* Start Input material *
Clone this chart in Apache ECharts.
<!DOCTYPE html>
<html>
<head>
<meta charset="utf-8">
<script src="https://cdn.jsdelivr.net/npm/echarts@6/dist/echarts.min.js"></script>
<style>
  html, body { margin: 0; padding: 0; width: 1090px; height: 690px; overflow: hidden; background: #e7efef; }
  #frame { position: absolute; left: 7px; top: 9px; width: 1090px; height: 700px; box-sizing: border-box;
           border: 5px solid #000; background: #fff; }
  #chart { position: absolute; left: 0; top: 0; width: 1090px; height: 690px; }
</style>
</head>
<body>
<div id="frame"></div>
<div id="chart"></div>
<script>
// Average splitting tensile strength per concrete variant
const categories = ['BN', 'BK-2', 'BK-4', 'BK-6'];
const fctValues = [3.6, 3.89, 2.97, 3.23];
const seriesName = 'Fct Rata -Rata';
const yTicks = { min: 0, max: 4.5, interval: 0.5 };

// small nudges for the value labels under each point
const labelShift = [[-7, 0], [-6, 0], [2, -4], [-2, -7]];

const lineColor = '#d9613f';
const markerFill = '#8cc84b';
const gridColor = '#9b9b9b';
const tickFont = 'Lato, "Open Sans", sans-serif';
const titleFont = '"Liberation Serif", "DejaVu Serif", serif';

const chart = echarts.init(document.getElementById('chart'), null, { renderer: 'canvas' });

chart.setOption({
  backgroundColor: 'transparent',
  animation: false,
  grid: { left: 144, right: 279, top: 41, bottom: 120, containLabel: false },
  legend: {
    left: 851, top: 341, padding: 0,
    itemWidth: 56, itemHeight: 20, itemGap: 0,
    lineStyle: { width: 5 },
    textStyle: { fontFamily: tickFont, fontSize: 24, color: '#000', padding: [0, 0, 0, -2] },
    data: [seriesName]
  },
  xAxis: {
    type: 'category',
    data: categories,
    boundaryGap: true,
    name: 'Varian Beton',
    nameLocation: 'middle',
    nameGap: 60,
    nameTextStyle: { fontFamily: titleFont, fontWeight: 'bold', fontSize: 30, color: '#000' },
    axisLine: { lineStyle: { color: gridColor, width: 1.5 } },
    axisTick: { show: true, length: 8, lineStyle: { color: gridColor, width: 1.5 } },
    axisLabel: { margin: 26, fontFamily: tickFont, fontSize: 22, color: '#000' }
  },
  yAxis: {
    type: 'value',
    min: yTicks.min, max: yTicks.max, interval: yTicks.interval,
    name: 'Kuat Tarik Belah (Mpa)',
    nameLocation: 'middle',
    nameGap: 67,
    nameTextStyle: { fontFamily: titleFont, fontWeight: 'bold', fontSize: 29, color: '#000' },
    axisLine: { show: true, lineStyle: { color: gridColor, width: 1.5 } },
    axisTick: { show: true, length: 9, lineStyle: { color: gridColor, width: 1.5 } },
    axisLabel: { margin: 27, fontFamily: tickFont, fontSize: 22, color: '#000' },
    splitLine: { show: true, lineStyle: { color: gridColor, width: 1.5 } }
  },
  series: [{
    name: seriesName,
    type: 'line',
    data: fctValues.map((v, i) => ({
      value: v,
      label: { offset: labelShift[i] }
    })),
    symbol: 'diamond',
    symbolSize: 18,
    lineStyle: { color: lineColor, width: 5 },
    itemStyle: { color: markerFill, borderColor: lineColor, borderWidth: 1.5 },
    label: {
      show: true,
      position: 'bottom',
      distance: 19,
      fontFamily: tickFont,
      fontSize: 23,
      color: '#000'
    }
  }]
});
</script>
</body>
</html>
* End Input material *
* Start Input material *
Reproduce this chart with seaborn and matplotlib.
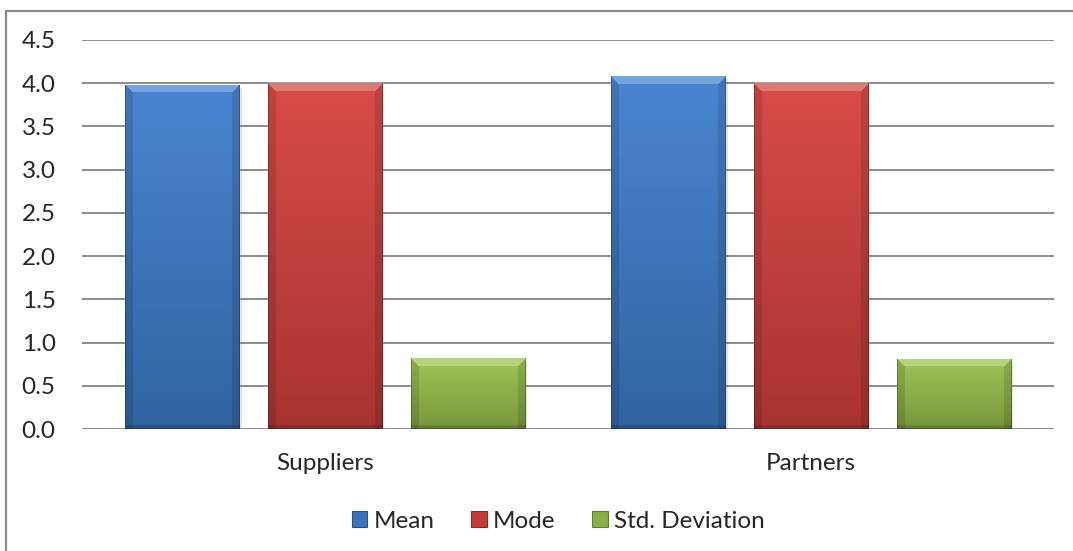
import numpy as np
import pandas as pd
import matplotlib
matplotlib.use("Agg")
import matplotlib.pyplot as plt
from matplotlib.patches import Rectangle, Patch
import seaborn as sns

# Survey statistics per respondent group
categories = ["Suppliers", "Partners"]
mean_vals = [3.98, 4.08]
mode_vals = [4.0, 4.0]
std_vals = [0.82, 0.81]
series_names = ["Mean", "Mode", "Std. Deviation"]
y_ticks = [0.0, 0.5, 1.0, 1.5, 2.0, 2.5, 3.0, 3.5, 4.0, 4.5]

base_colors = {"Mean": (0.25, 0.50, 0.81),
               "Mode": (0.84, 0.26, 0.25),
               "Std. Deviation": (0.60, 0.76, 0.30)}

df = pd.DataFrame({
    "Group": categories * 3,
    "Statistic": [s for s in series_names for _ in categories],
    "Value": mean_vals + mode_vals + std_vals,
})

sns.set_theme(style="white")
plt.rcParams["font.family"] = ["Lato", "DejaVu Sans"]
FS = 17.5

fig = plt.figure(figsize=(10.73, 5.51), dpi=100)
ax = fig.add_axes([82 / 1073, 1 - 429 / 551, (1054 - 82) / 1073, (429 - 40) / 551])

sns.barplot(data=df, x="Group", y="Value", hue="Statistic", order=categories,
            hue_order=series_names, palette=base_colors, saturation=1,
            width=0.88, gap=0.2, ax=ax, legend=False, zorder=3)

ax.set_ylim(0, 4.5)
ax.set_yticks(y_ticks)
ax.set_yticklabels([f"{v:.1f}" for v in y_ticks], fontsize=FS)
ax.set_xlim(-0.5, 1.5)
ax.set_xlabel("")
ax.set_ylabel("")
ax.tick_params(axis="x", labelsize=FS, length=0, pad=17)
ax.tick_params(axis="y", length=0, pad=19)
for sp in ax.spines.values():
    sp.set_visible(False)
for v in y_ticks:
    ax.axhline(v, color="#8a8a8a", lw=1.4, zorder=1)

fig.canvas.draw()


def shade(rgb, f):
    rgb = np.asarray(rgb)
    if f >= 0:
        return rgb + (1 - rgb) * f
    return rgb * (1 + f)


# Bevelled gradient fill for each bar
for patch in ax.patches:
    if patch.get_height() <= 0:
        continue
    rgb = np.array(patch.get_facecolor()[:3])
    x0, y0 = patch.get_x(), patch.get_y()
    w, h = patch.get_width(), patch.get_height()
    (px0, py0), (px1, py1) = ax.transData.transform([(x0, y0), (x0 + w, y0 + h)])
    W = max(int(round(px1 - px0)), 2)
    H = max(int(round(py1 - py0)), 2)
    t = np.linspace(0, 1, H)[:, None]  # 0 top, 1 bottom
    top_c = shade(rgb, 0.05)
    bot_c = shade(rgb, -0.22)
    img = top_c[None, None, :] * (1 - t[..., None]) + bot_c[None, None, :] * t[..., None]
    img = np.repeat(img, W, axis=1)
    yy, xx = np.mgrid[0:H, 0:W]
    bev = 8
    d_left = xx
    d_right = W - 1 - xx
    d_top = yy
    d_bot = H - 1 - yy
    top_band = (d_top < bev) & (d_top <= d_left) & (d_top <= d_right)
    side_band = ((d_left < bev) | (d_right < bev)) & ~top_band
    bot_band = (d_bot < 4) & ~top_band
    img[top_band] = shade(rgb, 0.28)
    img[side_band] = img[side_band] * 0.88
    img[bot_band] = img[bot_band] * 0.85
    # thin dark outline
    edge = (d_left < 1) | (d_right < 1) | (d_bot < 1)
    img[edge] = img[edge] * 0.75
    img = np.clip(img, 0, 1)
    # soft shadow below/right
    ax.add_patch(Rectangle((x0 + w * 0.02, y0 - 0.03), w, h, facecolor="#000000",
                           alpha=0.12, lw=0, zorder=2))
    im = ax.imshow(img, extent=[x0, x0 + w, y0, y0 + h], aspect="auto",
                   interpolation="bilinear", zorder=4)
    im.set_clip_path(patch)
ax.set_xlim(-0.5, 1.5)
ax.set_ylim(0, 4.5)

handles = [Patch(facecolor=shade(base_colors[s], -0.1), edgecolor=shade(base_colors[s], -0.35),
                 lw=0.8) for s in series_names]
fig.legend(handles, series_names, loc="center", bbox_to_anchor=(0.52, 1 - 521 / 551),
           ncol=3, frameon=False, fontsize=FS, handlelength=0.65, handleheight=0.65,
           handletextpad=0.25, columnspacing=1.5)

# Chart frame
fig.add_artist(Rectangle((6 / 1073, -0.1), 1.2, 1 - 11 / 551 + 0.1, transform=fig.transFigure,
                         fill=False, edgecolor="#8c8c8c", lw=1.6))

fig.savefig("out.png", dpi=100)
* End Input material *
* Start Input material *
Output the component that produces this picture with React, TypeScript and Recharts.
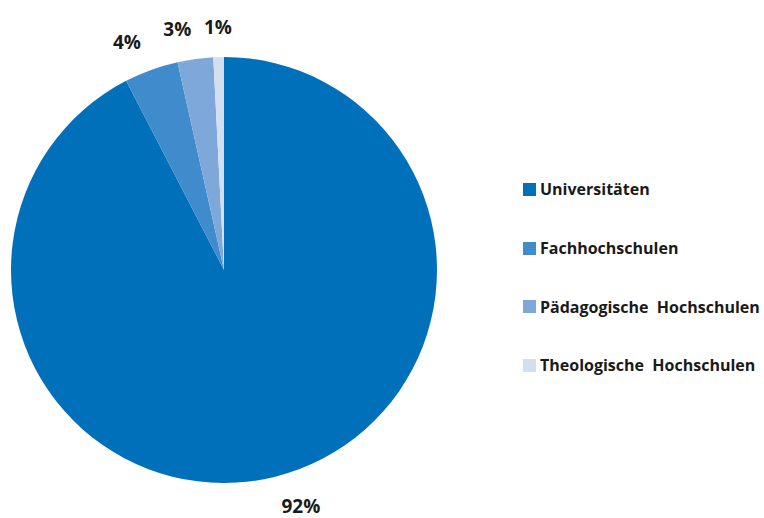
* End Input material *
◆ Exercise task
Each line that holds the word "seaborn" should be extracted from the records.

◆ Result of this exercise
Reproduce this chart with seaborn and matplotlib.
import seaborn as sns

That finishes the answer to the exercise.